Material to process
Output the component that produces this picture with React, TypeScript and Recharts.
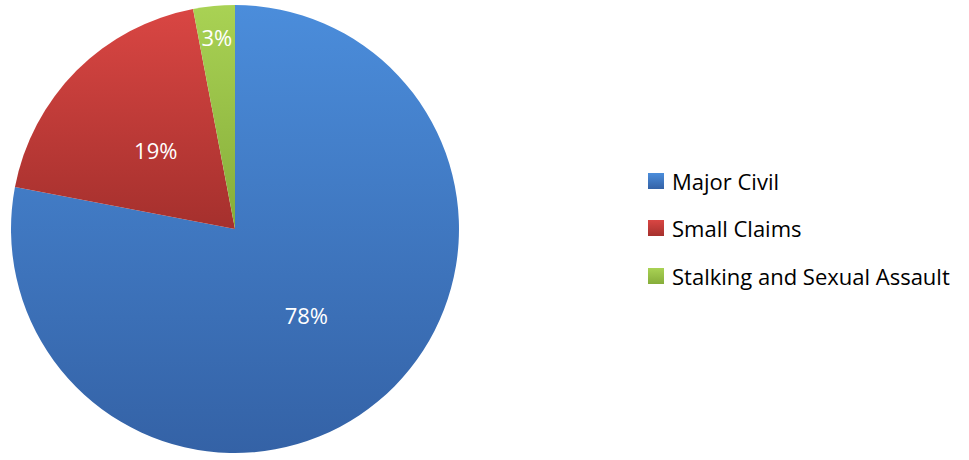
import React from 'react';
import { PieChart, Pie, Cell, Legend } from 'recharts';

const categories = ['Major Civil', 'Small Claims', 'Stalking and Sexual Assault'];
const shares = [78, 19, 3];
const topColors = ['#4b8ddb', '#d94643', '#a9d254'];
const bottomColors = ['#3462a6', '#a5302d', '#86ad3a'];

const data = categories.map((name, i) => ({ name, value: shares[i] }));

const RADIAN = Math.PI / 180;

const renderLabel = (props: any) => {
  const { cx, cy, midAngle, outerRadius, percent } = props;
  const r = percent < 0.05 ? outerRadius * 0.86 : outerRadius * 0.5;
  const x = cx + r * Math.cos(-midAngle * RADIAN);
  const y = cy + r * Math.sin(-midAngle * RADIAN);
  return (
    <text x={x} y={y} fill="#ffffff" textAnchor="middle" dominantBaseline="central"
      fontSize={22} fontFamily="'Open Sans', sans-serif">
      {`${Math.round(percent * 100)}%`}
    </text>
  );
};

const LegendContent = () => (
  <div style={{ fontFamily: "'Open Sans', sans-serif", fontSize: 22, color: '#000' }}>
    {categories.map((name, i) => (
      <div key={name} style={{ display: 'flex', alignItems: 'center', height: 47.5 }}>
        <span
          style={{
            display: 'inline-block', width: 16, height: 16, marginRight: 8,
            background: `linear-gradient(${topColors[i]}, ${bottomColors[i]})`,
          }}
        />
        <span>{name}</span>
      </div>
    ))}
  </div>
);

export default function App() {
  return (
    <div style={{ position: 'absolute', left: 0, top: 0, width: 969, height: 460, background: '#fff' }}>
      <PieChart width={969} height={460} margin={{ top: 0, right: 0, bottom: 0, left: 0 }}>
        <defs>
          {categories.map((name, i) => (
            <linearGradient key={name} id={`grad${i}`} x1="0" y1="0" x2="0" y2="1">
              <stop offset="0%" stopColor={topColors[i]} />
              <stop offset="100%" stopColor={bottomColors[i]} />
            </linearGradient>
          ))}
        </defs>
        <Pie
          data={data}
          dataKey="value"
          nameKey="name"
          cx={235}
          cy={229}
          outerRadius={224}
          startAngle={90}
          endAngle={-270}
          stroke="none"
          labelLine={false}
          label={renderLabel}
          isAnimationActive={false}
        >
          {data.map((d, i) => (
            <Cell key={d.name} fill={`url(#grad${i})`} />
          ))}
        </Pie>
        <Legend
          layout="vertical"
          content={<LegendContent />}
          wrapperStyle={{ left: 648, top: 157, width: 321 }}
        />
      </PieChart>
    </div>
  );
}
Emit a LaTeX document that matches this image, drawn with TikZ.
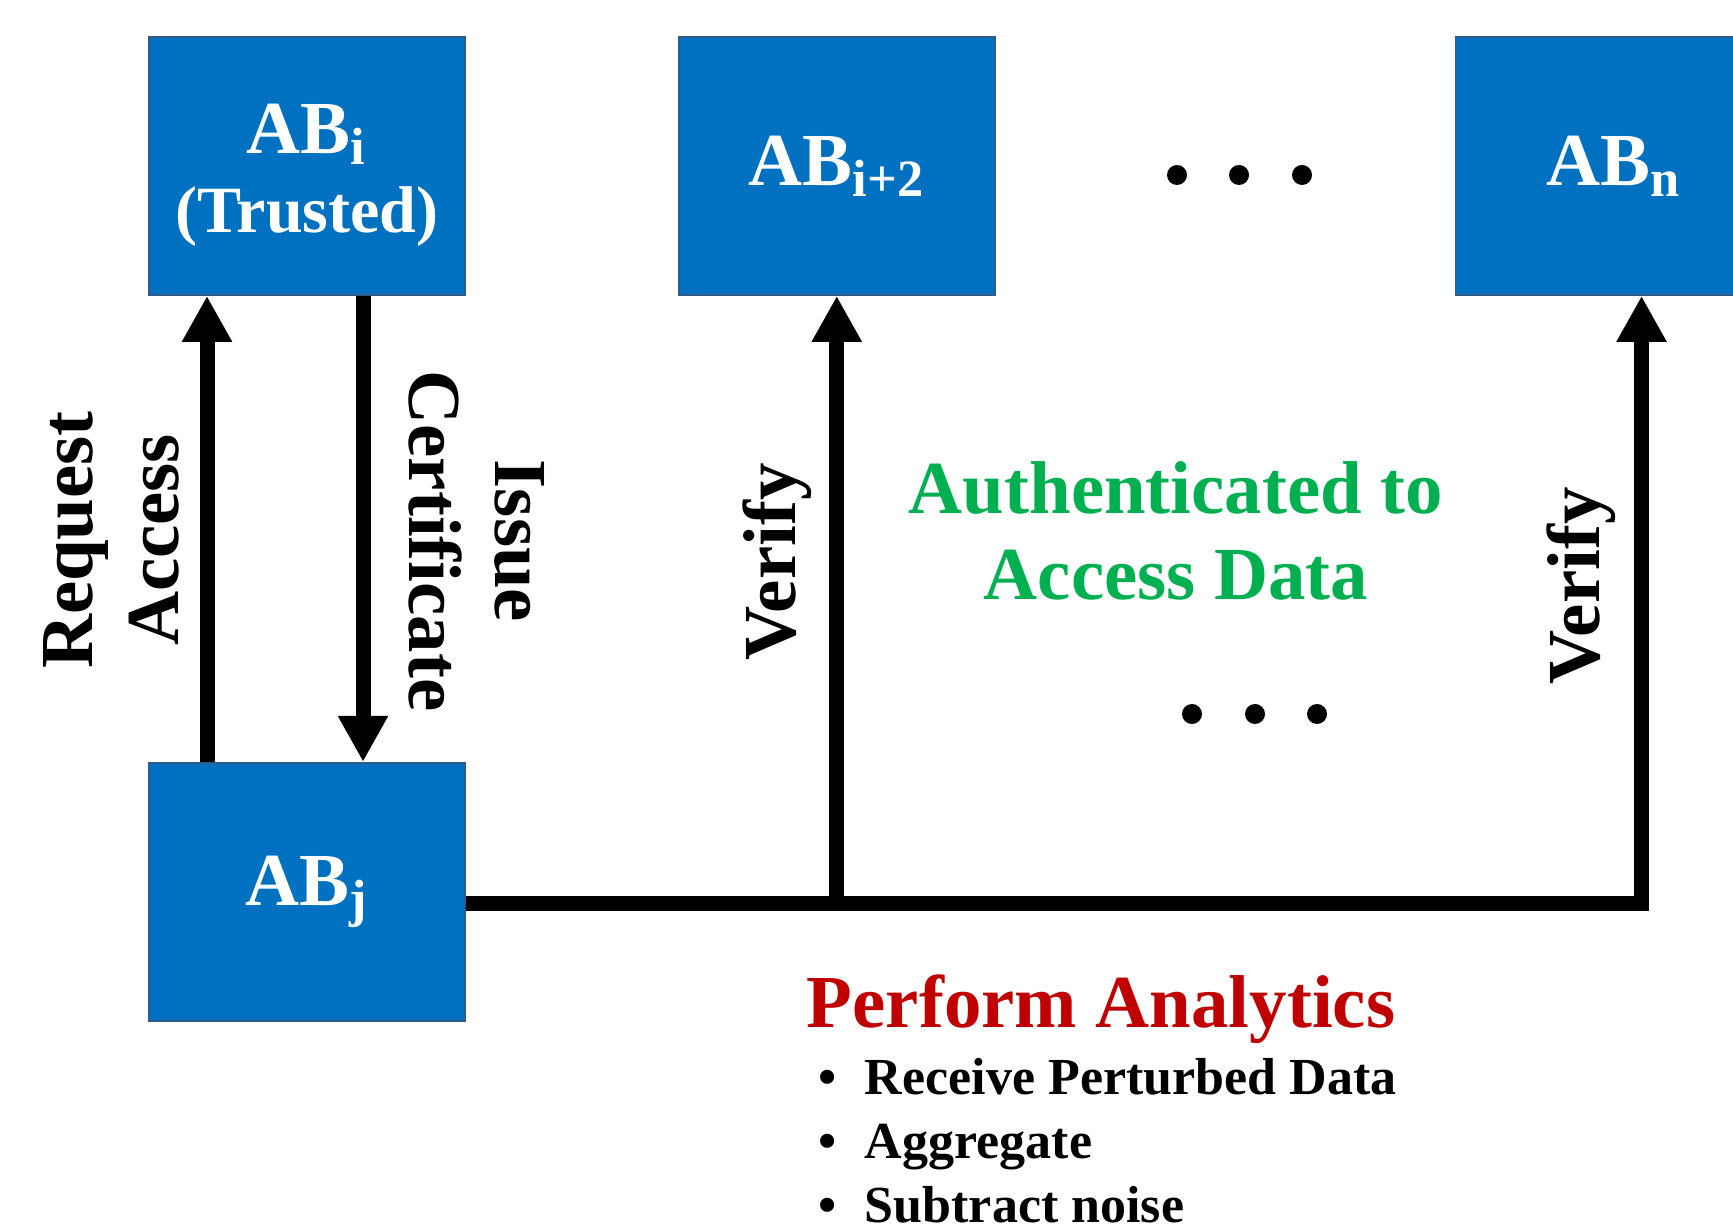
\documentclass[tikz,border=0pt]{standalone}
\usepackage{fontspec}
\setmainfont{Liberation Serif}
\usepackage{xcolor}
\usetikzlibrary{arrows.meta, positioning}

\definecolor{abblue}{HTML}{0070C0}
\definecolor{abedge}{HTML}{2F5A8A}
\definecolor{authgreen}{HTML}{00B050}
\definecolor{perfred}{HTML}{C00000}

\newcommand{\bigtxt}{\fontsize{21.3}{24.5}\selectfont\bfseries}

\begin{document}
\begin{tikzpicture}[
    box/.style={rectangle, draw=abedge, line width=0.5pt, fill=abblue, text=white, minimum width=3.16cm, minimum height=2.58cm, inner sep=0pt, align=center, font=\fontsize{21.3}{22.5}\selectfont\bfseries},
    arrow/.style={-{Triangle[length=0.46cm, width=0.47cm]}, line width=0.15cm},
    lbl/.style={align=center, font=\bigtxt},
    item/.style={anchor=base west, inner sep=0pt, font=\fontsize{14.8}{18}\selectfont\bfseries},
    node distance=2.12cm
]
    \useasboundingbox (0,0) rectangle (17.33,12.30);
    \clip (0,0) rectangle (17.33,12.30);

    % Blockchain boxes
    \node[box] (abi) at (3.07,10.64) {\rule{0pt}{0.68cm}AB\textsubscript{i}\\{\fontsize{18.8}{22.5}\selectfont (Trusted)}};
    \node[box, right=of abi] (abii) {AB\textsubscript{i+2}};
    \node[box, right=4.59cm of abii] (abn) {AB\textsubscript{n}};
    \node[box, below=4.66cm of abi] (abj) {AB\textsubscript{j}};

    % Certificate exchange
    \draw[arrow] ([xshift=-1cm]abj.north) -- ([xshift=-1cm]abi.south);
    \draw[arrow] ([xshift=0.56cm]abi.south) -- ([xshift=0.56cm]abj.north);
    \node[lbl, rotate=90] (req) at (1.11,6.90) {Request\\Access};
    \node[lbl, rotate=-90] (iss) at (4.77,6.89) {Issue\\Certificate};

    % Verification
    \coordinate (bus) at ([yshift=-0.12cm]abj.east);
    \draw[arrow] (bus) -| ([xshift=0.28cm]abn.south);
    \draw[arrow] (bus -| abii.south) -- (abii.south);
    \node[lbl, rotate=90] (ver1) at (7.77,6.68) {Verify};
    \node[lbl, rotate=90] (ver2) at (15.81,6.44) {Verify};
    \node[lbl, text=authgreen] (auth) at (11.76,6.99) {Authenticated to\\Access Data};

    % Ellipsis dots
    \foreach \x in {11.77,12.39,13.02} \fill (\x,10.55) circle (0.1);
    \foreach \x in {11.92,12.55,13.17} \fill (\x,5.16) circle (0.1);

    % Analytics
    \node[lbl, text=perfred, anchor=base] (perf) at (11.01,2.03) {Perform Analytics};
    \foreach \txt [count=\k] in {Receive Perturbed Data, Aggregate, Subtract noise}
        \node[item] (item\k) at (8.18,{1.36-0.64*(\k-1)}) {\textbullet\hspace{0.28cm}\txt};
\end{tikzpicture}
\end{document}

Set exercise
Copy, exactly as they stand, the lines from the one that holds "Emit a LaTeX" to the one that holds "rotate=-90] (iss) at", both included, and drop every picture.

Result of the task
Emit a LaTeX document that matches this image, drawn with TikZ.
\documentclass[tikz,border=0pt]{standalone}
\usepackage{fontspec}
\setmainfont{Liberation Serif}
\usepackage{xcolor}
\usetikzlibrary{arrows.meta, positioning}

\definecolor{abblue}{HTML}{0070C0}
\definecolor{abedge}{HTML}{2F5A8A}
\definecolor{authgreen}{HTML}{00B050}
\definecolor{perfred}{HTML}{C00000}

\newcommand{\bigtxt}{\fontsize{21.3}{24.5}\selectfont\bfseries}

\begin{document}
\begin{tikzpicture}[
    box/.style={rectangle, draw=abedge, line width=0.5pt, fill=abblue, text=white, minimum width=3.16cm, minimum height=2.58cm, inner sep=0pt, align=center, font=\fontsize{21.3}{22.5}\selectfont\bfseries},
    arrow/.style={-{Triangle[length=0.46cm, width=0.47cm]}, line width=0.15cm},
    lbl/.style={align=center, font=\bigtxt},
    item/.style={anchor=base west, inner sep=0pt, font=\fontsize{14.8}{18}\selectfont\bfseries},
    node distance=2.12cm
]
    \useasboundingbox (0,0) rectangle (17.33,12.30);
    \clip (0,0) rectangle (17.33,12.30);

    % Blockchain boxes
    \node[box] (abi) at (3.07,10.64) {\rule{0pt}{0.68cm}AB\textsubscript{i}\\{\fontsize{18.8}{22.5}\selectfont (Trusted)}};
    \node[box, right=of abi] (abii) {AB\textsubscript{i+2}};
    \node[box, right=4.59cm of abii] (abn) {AB\textsubscript{n}};
    \node[box, below=4.66cm of abi] (abj) {AB\textsubscript{j}};

    % Certificate exchange
    \draw[arrow] ([xshift=-1cm]abj.north) -- ([xshift=-1cm]abi.south);
    \draw[arrow] ([xshift=0.56cm]abi.south) -- ([xshift=0.56cm]abj.north);
    \node[lbl, rotate=90] (req) at (1.11,6.90) {Request\\Access};
    \node[lbl, rotate=-90] (iss) at (4.77,6.89) {Issue\\Certificate};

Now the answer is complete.